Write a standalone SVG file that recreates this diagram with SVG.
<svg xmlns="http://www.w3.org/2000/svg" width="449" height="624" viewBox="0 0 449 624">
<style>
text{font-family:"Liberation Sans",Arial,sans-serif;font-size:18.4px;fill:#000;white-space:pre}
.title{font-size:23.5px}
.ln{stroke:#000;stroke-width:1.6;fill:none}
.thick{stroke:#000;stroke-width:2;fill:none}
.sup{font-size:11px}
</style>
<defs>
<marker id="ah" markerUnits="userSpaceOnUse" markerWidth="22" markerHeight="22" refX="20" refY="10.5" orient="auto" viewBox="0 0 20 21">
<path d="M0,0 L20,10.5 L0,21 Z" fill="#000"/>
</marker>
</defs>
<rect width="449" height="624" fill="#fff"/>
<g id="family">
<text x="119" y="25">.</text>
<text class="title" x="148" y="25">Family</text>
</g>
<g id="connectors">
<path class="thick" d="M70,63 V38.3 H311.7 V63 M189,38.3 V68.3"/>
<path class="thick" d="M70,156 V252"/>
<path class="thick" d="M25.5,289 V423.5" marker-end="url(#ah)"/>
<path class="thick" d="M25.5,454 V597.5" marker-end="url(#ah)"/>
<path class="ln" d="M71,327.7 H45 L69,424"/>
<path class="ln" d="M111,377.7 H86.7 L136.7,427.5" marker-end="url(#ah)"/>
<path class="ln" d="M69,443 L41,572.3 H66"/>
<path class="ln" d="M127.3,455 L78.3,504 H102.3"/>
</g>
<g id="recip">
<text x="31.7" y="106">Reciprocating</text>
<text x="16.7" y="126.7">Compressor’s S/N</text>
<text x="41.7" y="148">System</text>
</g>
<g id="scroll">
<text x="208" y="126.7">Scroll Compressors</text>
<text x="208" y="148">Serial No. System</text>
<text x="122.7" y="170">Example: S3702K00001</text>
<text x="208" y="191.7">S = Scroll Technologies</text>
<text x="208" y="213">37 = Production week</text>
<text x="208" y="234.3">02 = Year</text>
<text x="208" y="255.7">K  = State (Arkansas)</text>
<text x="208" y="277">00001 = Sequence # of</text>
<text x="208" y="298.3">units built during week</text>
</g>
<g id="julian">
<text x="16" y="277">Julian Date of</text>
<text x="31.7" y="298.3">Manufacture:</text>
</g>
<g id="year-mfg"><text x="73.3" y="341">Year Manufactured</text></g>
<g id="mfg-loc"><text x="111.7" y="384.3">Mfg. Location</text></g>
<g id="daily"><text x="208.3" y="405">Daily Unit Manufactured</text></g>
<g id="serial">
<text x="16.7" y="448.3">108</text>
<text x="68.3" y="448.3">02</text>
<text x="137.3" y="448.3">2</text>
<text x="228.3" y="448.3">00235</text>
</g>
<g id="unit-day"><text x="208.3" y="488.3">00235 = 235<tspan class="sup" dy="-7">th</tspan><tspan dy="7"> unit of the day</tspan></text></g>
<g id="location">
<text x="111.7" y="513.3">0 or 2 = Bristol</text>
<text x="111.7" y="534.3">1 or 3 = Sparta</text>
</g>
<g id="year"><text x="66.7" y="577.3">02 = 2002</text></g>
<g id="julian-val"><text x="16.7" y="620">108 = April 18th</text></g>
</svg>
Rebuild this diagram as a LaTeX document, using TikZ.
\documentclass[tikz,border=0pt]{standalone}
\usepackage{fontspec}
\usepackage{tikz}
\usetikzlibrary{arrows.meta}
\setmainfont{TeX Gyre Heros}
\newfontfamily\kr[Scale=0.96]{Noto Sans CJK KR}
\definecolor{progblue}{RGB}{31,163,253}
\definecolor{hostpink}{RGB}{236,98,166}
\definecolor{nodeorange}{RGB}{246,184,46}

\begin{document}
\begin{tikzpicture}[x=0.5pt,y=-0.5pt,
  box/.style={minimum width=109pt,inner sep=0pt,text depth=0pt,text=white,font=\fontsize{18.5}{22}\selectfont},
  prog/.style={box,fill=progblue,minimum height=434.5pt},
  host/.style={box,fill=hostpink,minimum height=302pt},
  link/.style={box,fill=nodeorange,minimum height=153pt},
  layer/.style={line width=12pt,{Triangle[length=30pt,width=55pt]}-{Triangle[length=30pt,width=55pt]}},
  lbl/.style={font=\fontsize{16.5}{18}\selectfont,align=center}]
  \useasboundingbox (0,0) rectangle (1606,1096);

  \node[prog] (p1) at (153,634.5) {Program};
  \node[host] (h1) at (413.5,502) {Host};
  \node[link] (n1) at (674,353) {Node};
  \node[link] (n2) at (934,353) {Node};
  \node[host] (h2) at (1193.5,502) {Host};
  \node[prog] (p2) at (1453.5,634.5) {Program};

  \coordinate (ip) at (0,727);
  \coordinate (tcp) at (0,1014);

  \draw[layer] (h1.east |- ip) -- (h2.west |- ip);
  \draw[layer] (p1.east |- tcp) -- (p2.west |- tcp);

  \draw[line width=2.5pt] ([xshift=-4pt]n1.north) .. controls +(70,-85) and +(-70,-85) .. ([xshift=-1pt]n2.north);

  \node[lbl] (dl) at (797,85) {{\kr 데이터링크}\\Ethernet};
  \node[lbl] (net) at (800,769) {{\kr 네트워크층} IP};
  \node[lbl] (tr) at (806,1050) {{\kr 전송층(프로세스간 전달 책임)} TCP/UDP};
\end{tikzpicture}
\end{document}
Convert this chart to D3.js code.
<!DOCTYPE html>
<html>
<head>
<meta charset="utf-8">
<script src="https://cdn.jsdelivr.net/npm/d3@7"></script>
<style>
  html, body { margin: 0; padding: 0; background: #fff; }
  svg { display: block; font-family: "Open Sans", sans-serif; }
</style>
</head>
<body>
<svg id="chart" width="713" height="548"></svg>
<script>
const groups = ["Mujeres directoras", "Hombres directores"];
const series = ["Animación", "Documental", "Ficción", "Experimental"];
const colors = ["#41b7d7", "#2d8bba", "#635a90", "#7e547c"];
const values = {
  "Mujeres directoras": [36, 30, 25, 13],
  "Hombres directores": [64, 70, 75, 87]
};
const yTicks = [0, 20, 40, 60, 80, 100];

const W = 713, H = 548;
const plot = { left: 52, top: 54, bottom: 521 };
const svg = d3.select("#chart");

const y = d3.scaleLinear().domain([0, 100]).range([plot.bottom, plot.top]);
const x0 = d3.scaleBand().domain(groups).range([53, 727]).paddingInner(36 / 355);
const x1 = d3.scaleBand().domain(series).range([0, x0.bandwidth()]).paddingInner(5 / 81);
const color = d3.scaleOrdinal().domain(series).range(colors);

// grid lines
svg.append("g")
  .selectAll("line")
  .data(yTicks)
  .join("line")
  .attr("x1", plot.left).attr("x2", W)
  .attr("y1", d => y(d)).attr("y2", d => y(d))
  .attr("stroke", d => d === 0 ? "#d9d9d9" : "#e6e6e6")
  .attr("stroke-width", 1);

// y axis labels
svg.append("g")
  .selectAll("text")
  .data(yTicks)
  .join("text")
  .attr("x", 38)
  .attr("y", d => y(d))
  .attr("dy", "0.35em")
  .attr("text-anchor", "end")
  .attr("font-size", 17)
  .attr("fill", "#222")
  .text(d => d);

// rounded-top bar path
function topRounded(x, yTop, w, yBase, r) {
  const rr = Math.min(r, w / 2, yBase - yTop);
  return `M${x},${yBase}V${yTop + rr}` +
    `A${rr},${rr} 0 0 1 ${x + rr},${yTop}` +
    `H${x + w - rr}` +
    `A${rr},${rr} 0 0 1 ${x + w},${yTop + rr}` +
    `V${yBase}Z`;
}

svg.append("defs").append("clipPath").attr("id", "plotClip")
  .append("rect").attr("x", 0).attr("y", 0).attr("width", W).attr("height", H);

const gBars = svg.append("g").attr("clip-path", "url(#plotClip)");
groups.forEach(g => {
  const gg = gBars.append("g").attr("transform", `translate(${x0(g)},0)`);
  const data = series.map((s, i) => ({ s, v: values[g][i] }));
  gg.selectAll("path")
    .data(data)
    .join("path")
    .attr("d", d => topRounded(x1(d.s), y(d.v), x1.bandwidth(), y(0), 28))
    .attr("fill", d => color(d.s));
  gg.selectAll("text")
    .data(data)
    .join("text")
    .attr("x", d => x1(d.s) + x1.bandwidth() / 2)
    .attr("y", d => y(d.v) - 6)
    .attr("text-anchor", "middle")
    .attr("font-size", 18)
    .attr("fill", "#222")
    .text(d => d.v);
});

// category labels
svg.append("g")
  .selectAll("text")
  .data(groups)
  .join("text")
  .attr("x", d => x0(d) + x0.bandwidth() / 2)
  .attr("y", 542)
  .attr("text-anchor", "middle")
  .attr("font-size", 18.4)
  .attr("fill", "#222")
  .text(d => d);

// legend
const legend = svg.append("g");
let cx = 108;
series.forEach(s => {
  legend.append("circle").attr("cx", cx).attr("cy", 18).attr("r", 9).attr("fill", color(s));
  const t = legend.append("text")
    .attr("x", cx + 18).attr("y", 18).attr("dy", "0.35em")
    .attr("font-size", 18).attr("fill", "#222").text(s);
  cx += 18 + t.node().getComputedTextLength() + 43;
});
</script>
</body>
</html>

-.-.-

▸ **Your goal**:
List every line from the entries above in which "chart" appears.

▸ **Solved exercise**:
Convert this chart to D3.js code.
<svg id="chart" width="713" height="548"></svg>
const svg = d3.select("#chart");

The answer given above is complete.